The Conversion and Reversal were among the most technically demanding strategies in the elite 1980s institutional options research — they required not only understanding options pricing and put-call parity but also the ability to simultaneously execute three legs across the spot market and the options market at precise prices before the mispricing was arbitraged away. These were not retail strategies. They lived in institutional trading rooms where the latency advantage, capital depth, and access to multiple markets simultaneously made execution feasible. The Conversion/Reversal appeared in the same silver-covered research packets as the Box Spread and Delta-Neutral strategies as tools for extracting mathematical certainty from markets that would briefly violate their own pricing relationships.

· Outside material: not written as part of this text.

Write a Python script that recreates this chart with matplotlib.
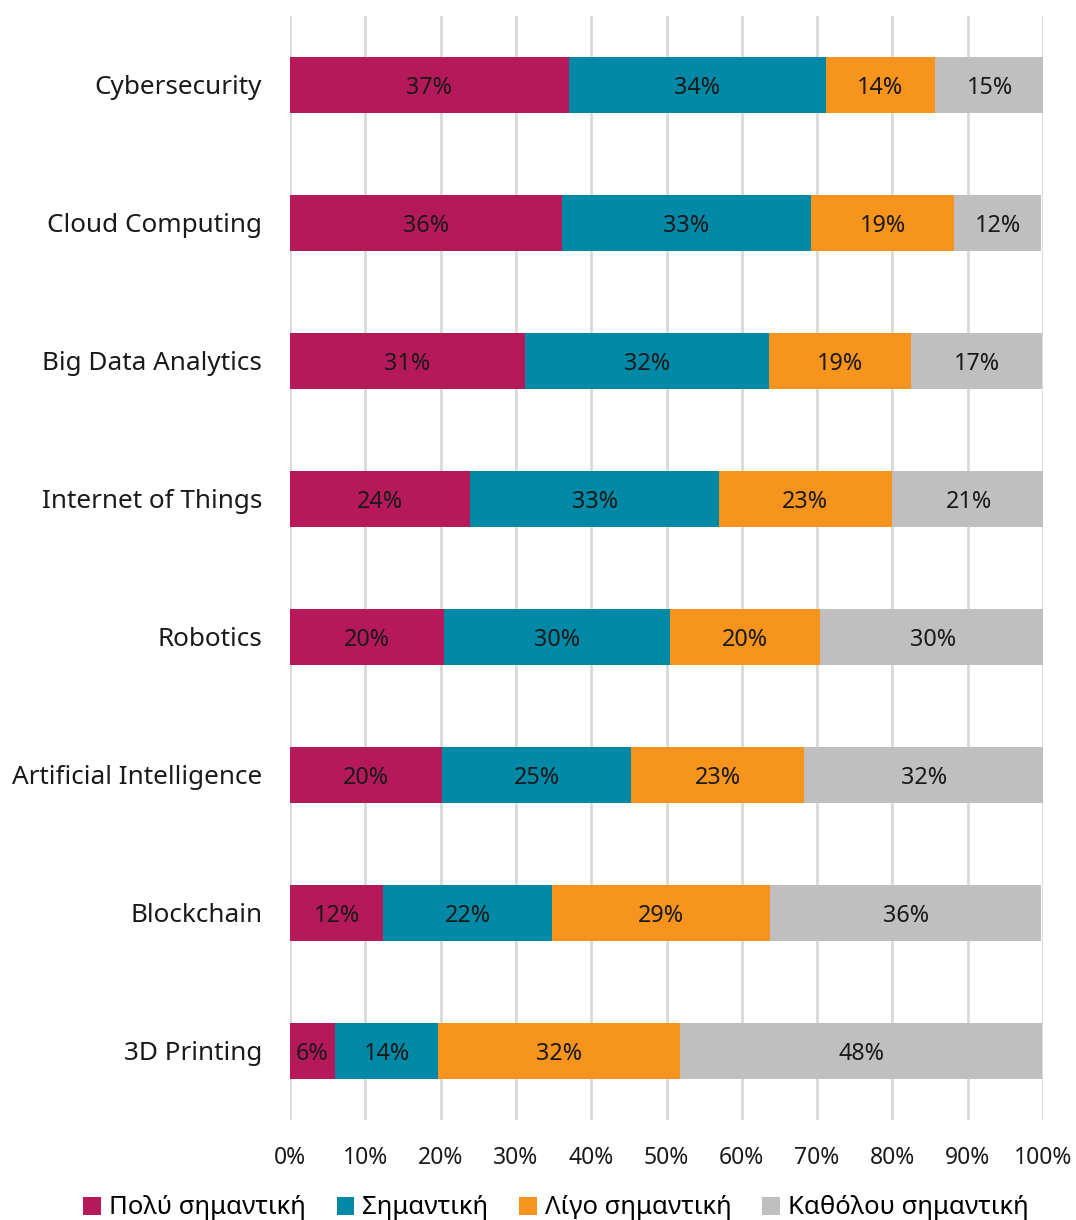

The Conversion/Reversal has a direct and increasingly practical parallel in the crypto options ecosystem. As BTC and ETH options markets have matured on platforms like Deribit, violations of put-call parity do occur — particularly during volatile market conditions when fear or greed drives one side of the options market to irrational extremes relative to the other. A call option that is significantly cheaper than its synthetic equivalent — put plus futures — represents a Conversion opportunity. A put that is significantly cheaper than its synthetic equivalent — call plus short futures — represents a Reversal opportunity.
Beyond literal options arbitrage, the Conversion/Reversal framework maps onto a deeper principle that runs throughout this entire lexicon — the principle that any financial instrument can be synthetically replicated using other instruments, and that when the synthetic replication trades at a different price than the real thing, an arbitrage exists. $KAU held on the Kinesis platform earns Velocity Yield and Holder’s Yield. Physical gold in a vault earns nothing. The spread between these two representations of the same underlying asset — allocated gold — is a Conversion/Reversal spread. The EFP that converts $KAU into physical delivery is the execution mechanism that closes that spread.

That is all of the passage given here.